Não ajuda o fato de que o jogo nega aos jogadores uma infinidade de informações que seriam relevantes para um envolvimento enquanto parte da comunidade. Os adversários são só mais um elemento em tela no final das contas, porque não temos estatísticas mais precisas de quem entrou, o que fez e como se saiu. Nós mesmos temos alguns dados mais específicos sobre missões secundárias, como comer 3 fantasminhas em território hostil, ou devorar uma quantidade estabelecida de bolinhas e tudo mais, mas eu fico tentando achar dados mais constantes de meu desempenho e não encontro grandes coisas. Chegou um momento em que eu sequer sabia que os outros 63 personagens eram pessoas ou bots, porque não há qualquer indicação sobre isso.
Uma galeria de artes? Músicas? Dados sobre essas 4 décadas de história? Nada disso existe. O lacinho da Miss PAC-MAN como adereço principal? Não está lá. Modos de sobrevivência, captura de bandeira, desafios de quem faz mais alguma coisa? Nem perto disso. Mesmo com a simplicidade das mecânicas originais, há uma infinidade de possibilidades e variações potencialmente incríveis que poderiam compor o produto, e no entanto não há nada para além do velho e limitado “vence quem morrer por último”. Como dito, até há metas complementares e aleatórias, mas pra ser sincero, elas funcionam muito mais como um bônus complementar do que algo a que as pessoas se dedicam de verdade, porque contribuem pouco para a vitória. Na maioria das vezes, se dedicar a elas atrapalha.
PAC-MAN Mega Tunnel Battle: Chomp Champs, que aliás requenta aquilo que parecia bem interessante lá no finado Stadia, é um misto de sensações. Uma apresentação bastante pobre em conteúdo que parece nem se importar com a história de uma das franquias mais importantes dos videogames se une a um princípio que poderia ser promissor se fosse para além da implementação básica do conceito inicial. Soma-se a tudo isso alguns bugs e glitches ocasionais, e o jogo chega a ser inferior a outras versões menos arrojadas. O matchmaking é relativamente rápido em encontrar tantos jogadores de uma vez, mas como eles nem parecem reais, isso importa pouco.

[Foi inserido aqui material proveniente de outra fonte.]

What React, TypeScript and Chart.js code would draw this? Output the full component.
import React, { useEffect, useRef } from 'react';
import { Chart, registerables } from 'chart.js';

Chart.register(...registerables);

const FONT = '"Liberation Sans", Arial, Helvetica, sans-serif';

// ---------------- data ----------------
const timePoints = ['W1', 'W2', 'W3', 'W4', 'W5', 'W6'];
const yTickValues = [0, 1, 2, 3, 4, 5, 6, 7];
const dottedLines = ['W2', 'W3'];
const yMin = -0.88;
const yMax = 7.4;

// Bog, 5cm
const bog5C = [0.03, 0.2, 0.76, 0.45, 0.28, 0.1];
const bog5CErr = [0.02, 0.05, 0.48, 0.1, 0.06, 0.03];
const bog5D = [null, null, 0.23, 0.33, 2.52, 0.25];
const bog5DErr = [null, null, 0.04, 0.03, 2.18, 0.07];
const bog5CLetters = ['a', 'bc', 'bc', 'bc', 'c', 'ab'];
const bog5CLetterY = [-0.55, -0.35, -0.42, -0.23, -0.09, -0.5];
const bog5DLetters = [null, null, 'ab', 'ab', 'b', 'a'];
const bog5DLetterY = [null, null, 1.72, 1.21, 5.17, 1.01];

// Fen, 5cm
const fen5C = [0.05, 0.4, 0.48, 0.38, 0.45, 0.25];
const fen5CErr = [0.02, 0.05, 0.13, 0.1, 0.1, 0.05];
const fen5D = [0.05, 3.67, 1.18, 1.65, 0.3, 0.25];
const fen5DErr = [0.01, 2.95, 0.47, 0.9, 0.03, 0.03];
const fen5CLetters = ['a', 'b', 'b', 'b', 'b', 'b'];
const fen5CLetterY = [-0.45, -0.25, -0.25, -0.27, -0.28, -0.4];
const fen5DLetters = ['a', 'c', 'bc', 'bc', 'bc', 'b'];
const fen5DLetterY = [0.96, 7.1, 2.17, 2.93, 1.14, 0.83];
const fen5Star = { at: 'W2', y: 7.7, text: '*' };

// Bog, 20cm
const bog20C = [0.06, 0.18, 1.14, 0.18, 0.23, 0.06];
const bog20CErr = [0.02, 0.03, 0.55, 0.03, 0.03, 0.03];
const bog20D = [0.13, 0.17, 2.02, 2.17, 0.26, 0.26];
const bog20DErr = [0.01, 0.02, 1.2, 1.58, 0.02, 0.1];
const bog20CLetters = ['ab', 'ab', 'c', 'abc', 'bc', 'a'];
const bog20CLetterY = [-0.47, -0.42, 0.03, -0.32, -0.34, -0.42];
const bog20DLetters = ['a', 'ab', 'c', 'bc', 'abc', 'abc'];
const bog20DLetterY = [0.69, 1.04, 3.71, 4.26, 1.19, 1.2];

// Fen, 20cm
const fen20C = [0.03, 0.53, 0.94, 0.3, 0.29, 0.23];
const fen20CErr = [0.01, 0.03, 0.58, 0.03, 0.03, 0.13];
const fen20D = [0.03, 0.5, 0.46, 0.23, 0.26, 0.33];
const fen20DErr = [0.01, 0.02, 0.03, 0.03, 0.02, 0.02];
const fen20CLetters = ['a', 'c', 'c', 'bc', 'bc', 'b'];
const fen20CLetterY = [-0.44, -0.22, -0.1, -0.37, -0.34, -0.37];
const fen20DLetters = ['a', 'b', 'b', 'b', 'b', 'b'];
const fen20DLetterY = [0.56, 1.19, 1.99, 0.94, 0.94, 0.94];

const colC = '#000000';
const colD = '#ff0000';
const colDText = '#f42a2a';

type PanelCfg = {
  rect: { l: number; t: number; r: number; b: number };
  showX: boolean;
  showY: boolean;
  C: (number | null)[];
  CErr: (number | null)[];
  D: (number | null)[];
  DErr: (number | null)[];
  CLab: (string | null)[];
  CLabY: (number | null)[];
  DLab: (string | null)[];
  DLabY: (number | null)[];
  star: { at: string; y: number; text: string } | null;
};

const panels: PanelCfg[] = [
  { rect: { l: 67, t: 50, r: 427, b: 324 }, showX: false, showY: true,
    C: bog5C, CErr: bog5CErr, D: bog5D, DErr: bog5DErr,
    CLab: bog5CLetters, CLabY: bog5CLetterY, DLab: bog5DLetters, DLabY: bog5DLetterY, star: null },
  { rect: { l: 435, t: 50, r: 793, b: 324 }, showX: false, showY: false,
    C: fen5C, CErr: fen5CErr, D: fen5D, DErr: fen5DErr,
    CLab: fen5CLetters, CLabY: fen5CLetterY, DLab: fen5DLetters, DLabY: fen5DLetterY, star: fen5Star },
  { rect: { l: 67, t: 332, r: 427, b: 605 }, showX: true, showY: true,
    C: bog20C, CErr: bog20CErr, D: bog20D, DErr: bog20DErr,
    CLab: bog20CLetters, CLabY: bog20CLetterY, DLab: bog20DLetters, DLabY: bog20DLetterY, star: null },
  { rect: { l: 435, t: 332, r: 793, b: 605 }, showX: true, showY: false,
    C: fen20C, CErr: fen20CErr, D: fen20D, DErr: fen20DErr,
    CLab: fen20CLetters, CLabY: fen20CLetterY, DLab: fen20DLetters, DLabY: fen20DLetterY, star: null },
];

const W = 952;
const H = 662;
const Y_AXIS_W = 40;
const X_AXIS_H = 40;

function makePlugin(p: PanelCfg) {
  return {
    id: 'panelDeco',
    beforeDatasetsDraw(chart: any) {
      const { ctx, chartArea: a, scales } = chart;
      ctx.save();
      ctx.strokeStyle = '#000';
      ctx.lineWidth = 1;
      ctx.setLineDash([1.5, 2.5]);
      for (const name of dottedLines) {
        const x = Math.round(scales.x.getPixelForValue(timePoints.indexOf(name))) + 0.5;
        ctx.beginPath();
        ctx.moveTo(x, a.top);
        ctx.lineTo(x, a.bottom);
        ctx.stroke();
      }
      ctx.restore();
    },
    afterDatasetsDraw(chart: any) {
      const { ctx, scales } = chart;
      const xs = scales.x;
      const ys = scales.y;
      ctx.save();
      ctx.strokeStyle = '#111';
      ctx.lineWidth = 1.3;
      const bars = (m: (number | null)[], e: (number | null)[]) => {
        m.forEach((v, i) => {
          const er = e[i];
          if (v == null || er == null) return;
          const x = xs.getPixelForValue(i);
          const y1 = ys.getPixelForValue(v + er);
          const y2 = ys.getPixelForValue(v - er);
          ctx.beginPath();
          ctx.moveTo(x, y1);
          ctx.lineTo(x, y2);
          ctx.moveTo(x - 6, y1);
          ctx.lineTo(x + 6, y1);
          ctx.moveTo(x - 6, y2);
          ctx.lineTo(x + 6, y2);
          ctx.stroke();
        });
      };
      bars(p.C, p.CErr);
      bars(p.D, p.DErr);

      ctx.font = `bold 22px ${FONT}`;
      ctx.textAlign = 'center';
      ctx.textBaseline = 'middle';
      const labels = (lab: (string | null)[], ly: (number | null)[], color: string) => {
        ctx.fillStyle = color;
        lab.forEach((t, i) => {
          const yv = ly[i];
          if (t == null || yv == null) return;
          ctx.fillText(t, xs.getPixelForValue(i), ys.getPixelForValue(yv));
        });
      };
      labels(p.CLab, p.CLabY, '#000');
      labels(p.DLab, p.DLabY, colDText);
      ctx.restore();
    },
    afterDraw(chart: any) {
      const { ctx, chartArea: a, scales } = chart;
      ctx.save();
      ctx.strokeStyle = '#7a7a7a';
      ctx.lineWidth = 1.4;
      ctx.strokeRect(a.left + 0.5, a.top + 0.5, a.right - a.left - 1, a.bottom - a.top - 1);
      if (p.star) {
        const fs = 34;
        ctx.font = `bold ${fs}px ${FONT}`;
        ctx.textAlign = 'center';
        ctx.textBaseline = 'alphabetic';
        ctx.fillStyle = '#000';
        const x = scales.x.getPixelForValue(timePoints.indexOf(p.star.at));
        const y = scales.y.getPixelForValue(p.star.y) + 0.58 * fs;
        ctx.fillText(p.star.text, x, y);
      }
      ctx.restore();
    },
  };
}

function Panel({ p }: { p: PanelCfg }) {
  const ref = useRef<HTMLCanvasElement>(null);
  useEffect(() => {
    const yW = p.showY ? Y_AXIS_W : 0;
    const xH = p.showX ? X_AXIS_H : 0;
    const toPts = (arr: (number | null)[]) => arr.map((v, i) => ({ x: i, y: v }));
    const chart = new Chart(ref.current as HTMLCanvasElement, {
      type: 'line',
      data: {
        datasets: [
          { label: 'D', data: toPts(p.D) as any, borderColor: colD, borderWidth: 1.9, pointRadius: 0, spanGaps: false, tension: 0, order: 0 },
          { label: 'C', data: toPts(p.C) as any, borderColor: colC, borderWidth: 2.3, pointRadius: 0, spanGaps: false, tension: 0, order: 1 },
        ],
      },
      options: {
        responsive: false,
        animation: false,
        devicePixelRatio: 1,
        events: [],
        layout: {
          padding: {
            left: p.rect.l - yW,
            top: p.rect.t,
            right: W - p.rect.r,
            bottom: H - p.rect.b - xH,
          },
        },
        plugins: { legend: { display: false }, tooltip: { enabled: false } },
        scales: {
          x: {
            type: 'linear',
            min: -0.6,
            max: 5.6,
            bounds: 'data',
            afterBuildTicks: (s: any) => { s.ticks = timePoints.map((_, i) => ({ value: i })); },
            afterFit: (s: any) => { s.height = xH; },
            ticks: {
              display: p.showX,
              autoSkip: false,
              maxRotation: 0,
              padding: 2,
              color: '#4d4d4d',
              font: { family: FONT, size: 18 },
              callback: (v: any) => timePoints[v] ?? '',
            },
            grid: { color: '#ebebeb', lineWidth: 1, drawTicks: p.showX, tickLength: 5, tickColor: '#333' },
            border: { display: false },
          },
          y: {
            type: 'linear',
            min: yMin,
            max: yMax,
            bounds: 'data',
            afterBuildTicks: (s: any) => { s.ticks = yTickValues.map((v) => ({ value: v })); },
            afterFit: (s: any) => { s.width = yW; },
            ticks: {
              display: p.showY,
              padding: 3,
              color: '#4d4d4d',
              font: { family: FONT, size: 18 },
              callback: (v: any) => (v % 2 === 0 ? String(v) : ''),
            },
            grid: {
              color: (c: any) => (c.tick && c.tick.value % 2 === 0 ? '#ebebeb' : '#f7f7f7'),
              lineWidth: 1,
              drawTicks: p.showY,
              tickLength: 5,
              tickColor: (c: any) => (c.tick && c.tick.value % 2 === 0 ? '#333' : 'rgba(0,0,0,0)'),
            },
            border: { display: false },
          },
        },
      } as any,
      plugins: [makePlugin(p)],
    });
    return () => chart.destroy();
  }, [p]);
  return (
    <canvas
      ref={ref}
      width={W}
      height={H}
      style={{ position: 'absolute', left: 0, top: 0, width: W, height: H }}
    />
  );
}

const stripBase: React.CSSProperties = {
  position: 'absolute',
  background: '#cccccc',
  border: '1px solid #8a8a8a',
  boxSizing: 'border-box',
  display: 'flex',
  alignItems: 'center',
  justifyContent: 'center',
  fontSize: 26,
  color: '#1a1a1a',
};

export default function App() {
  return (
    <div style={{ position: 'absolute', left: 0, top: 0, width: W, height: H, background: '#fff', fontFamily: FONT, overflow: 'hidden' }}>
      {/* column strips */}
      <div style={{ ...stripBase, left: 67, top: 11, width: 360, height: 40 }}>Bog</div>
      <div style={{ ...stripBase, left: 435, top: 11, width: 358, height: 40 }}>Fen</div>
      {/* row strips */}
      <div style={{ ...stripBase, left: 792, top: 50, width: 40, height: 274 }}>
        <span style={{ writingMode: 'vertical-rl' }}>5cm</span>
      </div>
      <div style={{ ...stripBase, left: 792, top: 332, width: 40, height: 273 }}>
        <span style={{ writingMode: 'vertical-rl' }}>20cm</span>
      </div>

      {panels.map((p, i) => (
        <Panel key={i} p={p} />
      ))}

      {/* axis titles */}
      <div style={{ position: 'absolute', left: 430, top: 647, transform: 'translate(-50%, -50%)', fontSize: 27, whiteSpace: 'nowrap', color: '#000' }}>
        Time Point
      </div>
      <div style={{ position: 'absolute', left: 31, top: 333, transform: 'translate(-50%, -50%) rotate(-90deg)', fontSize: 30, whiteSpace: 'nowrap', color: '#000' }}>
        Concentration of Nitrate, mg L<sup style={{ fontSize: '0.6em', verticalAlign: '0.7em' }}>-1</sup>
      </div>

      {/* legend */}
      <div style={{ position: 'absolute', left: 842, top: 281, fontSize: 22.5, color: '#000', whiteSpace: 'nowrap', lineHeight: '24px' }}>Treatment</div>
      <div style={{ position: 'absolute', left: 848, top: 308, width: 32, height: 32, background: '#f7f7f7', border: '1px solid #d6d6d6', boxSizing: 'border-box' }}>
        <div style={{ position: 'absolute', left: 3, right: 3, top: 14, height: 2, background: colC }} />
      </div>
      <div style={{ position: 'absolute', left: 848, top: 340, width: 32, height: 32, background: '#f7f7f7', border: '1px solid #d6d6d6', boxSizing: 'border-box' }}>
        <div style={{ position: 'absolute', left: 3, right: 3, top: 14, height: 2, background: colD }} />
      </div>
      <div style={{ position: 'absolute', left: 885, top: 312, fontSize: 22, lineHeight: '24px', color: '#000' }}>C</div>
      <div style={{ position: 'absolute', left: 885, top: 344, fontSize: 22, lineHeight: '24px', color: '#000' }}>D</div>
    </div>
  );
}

Não vou negar que me diverti muito com o jogo e que ele vai seguir instalado aqui na HD por muito tempo, porque aquilo que funciona nele é nada menos que excepcional. PAC-MAN não é idolatrado por acaso, e segue sobrevivendo às eras, à moda da tridimensionalidade, aos framerates elevados e às definições insanas de quadrilhões de pixels porque simplesmente é um jogo praticamente perfeito. O maior defeito de PAC-MAN Mega Tunnel Battle: Chomp Champs é, talvez, se apoiar somente nisso, e achar que ao adicionar um elemento competitivo mais moderno ao cenários, haveria uma legião de fãs retroalimentando os servidores eternamente. Pode até funcionar por um instante, mas a reverência sem conteúdo é só isso mesmo, uma reverência.

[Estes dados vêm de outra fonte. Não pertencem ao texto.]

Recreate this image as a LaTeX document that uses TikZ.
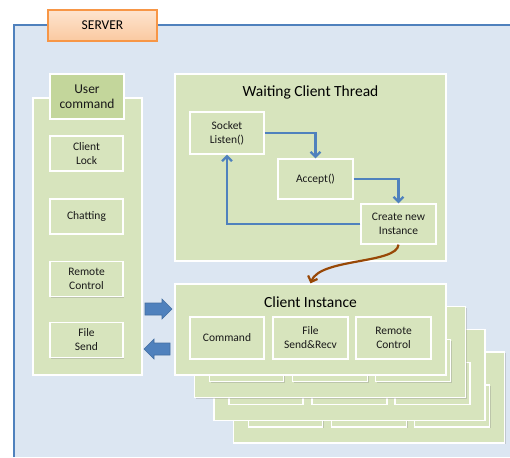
\documentclass[tikz,border=0pt]{standalone}
\usepackage{fontspec}
\setmainfont{Carlito}
\usetikzlibrary{arrows.meta,shadows}
\definecolor{srvfill}{HTML}{DCE6F2}
\definecolor{srvline}{HTML}{4F81BD}
\definecolor{gfill}{HTML}{D7E4BD}
\definecolor{ghead}{HTML}{C3D69B}
\definecolor{tabtop}{HTML}{FDE4CF}
\definecolor{tabbot}{HTML}{FAC9A0}
\definecolor{tabline}{HTML}{F79646}
\definecolor{curvebrown}{HTML}{984807}
\begin{document}
\begin{tikzpicture}[x=1pt,y=-1pt,
  gbox/.style={draw=white, line width=1.3pt, fill=gfill, inner sep=0pt, align=center,
    font=\fontsize{11.5}{14}\selectfont, text=black!90,
    drop shadow={shadow xshift=1pt, shadow yshift=-1pt, opacity=0.3}},
  small/.style={gbox, minimum width=74pt, minimum height=42pt},
  cmdbox/.style={gbox, minimum width=73pt, minimum height=35pt},
  card/.style={gbox, minimum width=271pt, minimum height=91pt},
  title/.style={font=\fontsize{15.5}{18}\selectfont, inner sep=0pt},
  flow/.style={draw=srvline, line width=2.2pt, -{Straight Barb[length=5pt,width=10pt]}},
  spawn/.style={draw=curvebrown, line width=2.2pt, -{Straight Barb[length=5pt,width=10pt]}},
  blockarrow/.style={fill=srvline, draw=srvline!85!black, line width=0.6pt}]
\useasboundingbox (0,0) rectangle (510,457);
\fill[white] (0,0) rectangle (510,457);
% server area
\fill[srvfill] (14,25) rectangle (510,457);
\draw[srvline, line width=2pt] (14,457) -- (14,25) -- (510,25);
\node[draw=tabline, line width=1.3pt, top color=tabtop, bottom color=tabbot,
  minimum width=109pt, minimum height=31pt, inner sep=0pt,
  font=\fontsize{13.5}{15}\selectfont,
  drop shadow={shadow xshift=1pt, shadow yshift=-1pt, opacity=0.3}] (server) at (102.5,25.5) {SERVER};
% user command panel
\node[gbox, minimum width=109pt, minimum height=277pt] (ucpanel) at (87.5,236.5) {};
\node[gbox, fill=ghead, minimum width=74pt, minimum height=45pt, font=\fontsize{13.5}{15.5}\selectfont] (uchead) at (87,96.5) {User\\command};
\node[cmdbox] (lock) at (86.5,153.5) {Client\\Lock};
\node[cmdbox] (chat) at (86.5,216.5) {Chatting};
\node[cmdbox] (remote) at (86.5,279) {Remote\\Control};
\node[cmdbox] (fsend) at (86.5,340) {File\\Send};
% block arrows
\filldraw[blockarrow] (145,303) -- (162,303) -- (162,299) -- (172,309) -- (162,319) -- (162,315) -- (145,315) -- cycle;
\filldraw[blockarrow] (170,343) -- (154,343) -- (154,339) -- (144,349) -- (154,359) -- (154,355) -- (170,355) -- cycle;
% waiting client thread
\node[gbox, minimum width=271pt, minimum height=187pt] (wct) at (310.5,167.5) {};
\node[title] (wcttitle) at (310.5,92) {Waiting Client Thread};
\node[small] (sock) at (227,133) {Socket\\Listen()};
\node[small, minimum width=75pt, minimum height=40pt] (acc) at (315.5,179) {Accept()};
\node[small, minimum width=75pt, minimum height=40pt] (cre) at (398.5,224) {Create new\\Instance};
\draw[flow] (sock.east) -| (acc.north);
\draw[flow] (acc.east) -| (cre.north);
\draw[flow] (cre.west) -| (sock.south);
% stacked client instances
\foreach \k in {3,2,1} {
  \node[card] (ci\k) at (310.5+19.5*\k, 329.5+22.7*\k) {};
  \node[small] (ci\k a) at (227+19.5*\k, 338+22.7*\k) {};
  \node[small, minimum width=75pt] (ci\k b) at (310.5+19.5*\k, 338+22.7*\k) {};
  \node[small, minimum width=75pt] (ci\k c) at (393.5+19.5*\k, 338+22.7*\k) {};
}
\node[card] (ci) at (310.5,329.5) {};
\node[title] (cititle) at (310.5,302) {Client Instance};
\node[small] (cmd) at (227,338) {Command};
\node[small, minimum width=75pt] (fsr) at (310.5,338) {File\\Send\&Recv};
\node[small, minimum width=75pt] (rc) at (393.5,338) {Remote\\Control};
% spawn arrow
\draw[spawn] (cre.south) .. controls (397,264) and (320,258) .. (ci.north);
\end{tikzpicture}
\end{document}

Jogo analisado no PS5 com código fornecido pela Bandai Namco Entertainment.
Veredito
PAC-MAN, o clássico, é irretocável. Acrescentar conceitos multiplayer pelo prisma do Battle Royale é uma ótima ideia. Porém, PAC-MAN Mega Tunnel Battle: Chomp Champs prova que nem mesmo esta mistura tem garantias de sucesso se não houver um cuidado com o conteúdo ofertado. Sem vida própria, a homenagem é uma boa lembrança, mas não vai muito além disso.
Veredict
PAC-MAN, the classic, is impeccable. Adding multiplayer concepts through the lens of Battle Royale is a great idea. However, PAC-MAN Mega Tunnel Battle: Chomp Champs proves that not even this mix has a guarantee of success if care is not taken with the content offered. Without a life of its own, the tribute is a good memory, but it doesn’t go much further than that.